Gazhebo at aol.com Gazhebo at aol.com
Thu Feb 22 18:55:57 EST 2001


NATO's stretched peacekeepers face new problem

By Douglas Hamilton
  
BRUSSELS, Feb 22 (Reuters) - NATO said on Thursday its Kosovo peace mission 
was facing a new problem with ethnic Albanian guerrillas crossing the 
Macedonian border, but gave no immediate details of how it intends to stop 
them. 

Groups of gunmen were reported in strength this week at a mountain village in 
northern Macedonia close to where it borders the province of Kosovo and 
adjacent southern Serbia. 

"This is a relatively new problem," a NATO official said. 

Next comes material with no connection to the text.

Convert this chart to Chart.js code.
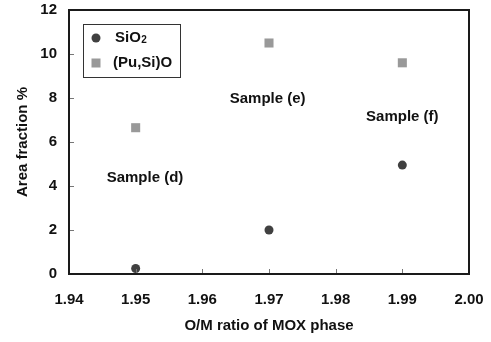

The KFOR peace force could hardly place troops "shoulder to shoulder along 
the Macedonian border," he pointed out. But patrols were going to be 
strengthened. 

NATO also said it had received no answer so far from Yugoslavia on its 
proposal that the Yugoslav Army's Pristina Corps, which NATO said had 
previously engaged in "ethnic cleansing" in Kosovo, should be removed from 
southern Serbia. 

Yugoslav Defence Minister Slobodan Krapovic was quoted on Thursday as saying 
the Corps was the "last line of defence" against ethnic Albanian separatist 
guerrillas in southern Serbia and would not be withdrawn under any 
circumstances. 

The NATO official said the alliance was not suggesting that the army pull out 
completely, simply that this particular corps be "rotated out" because of its 
past record. 

The alliance did not expect that to be done overnight, he added at a regular 
background briefing for reporters. But removing the Corps was a key to 
winning the "hearts and minds" of suspicious and fearful ethnic Albanian 
civilians. 

BORDER TOO POROUS 

Several hundred guerrillas have seized control of ethnic Albanian villages 
and roads in the Presevo Valley region of southern Serbia in the past year, 
using a NATO-defined buffer zone where Serbian forces are prohibited as a 
safe haven. 

Over a dozen Serbian police have been killed in attacks, three of them in a 
landmine blast this week. 

The official said NATO considered the situation "alarming" and was giving it 
closest attention. 

KFOR has reinforced its patrols of the Kosovo-Serbia internal boundary in a 
bid to stop men and arms flowing across from Kosovo to the rebels. 

Russians guard the boundary line in the north and U.S. troops in the south 
have erected fortifications on the few highway crossing points, where strict 
security is in effect. 

But the southerly border with Macedonia, which has scant means of its own for 
such operations, has evidently received a lot less attention. 

The KFOR commander visited Macedonian leaders on Wednesday to assure them 
that would change, after the government in Skopje wrote to NATO Secretary 
General George Robertson to express its deep concern that the border was too 
easy to violate. 

A fact-finding mission from NATO, the European Union, the United Nations and 
the Organisation for Security and Cooperation in Europe was visiting the 
region this week and was due to report to NATO on Friday. 

Serbia has proposed a comprehensive peace plan for the area but rules out any 
special status or autonomy. It is also urging NATO to eliminate or at least 
narrow the five-km (three-mile) wide buffer zone. 

Serbian efforts to recruit ethnic Albanians into the local police have 
apparently met very little success so far, diplomats say. 

Belgrade had to "demonstrate why they should trust the Serbian government," 
the NATO official said. 

"It's not us that has to be persuaded," he added. NATO "accepts totally that 
they (the Serbian authorities) want a peaceful solution."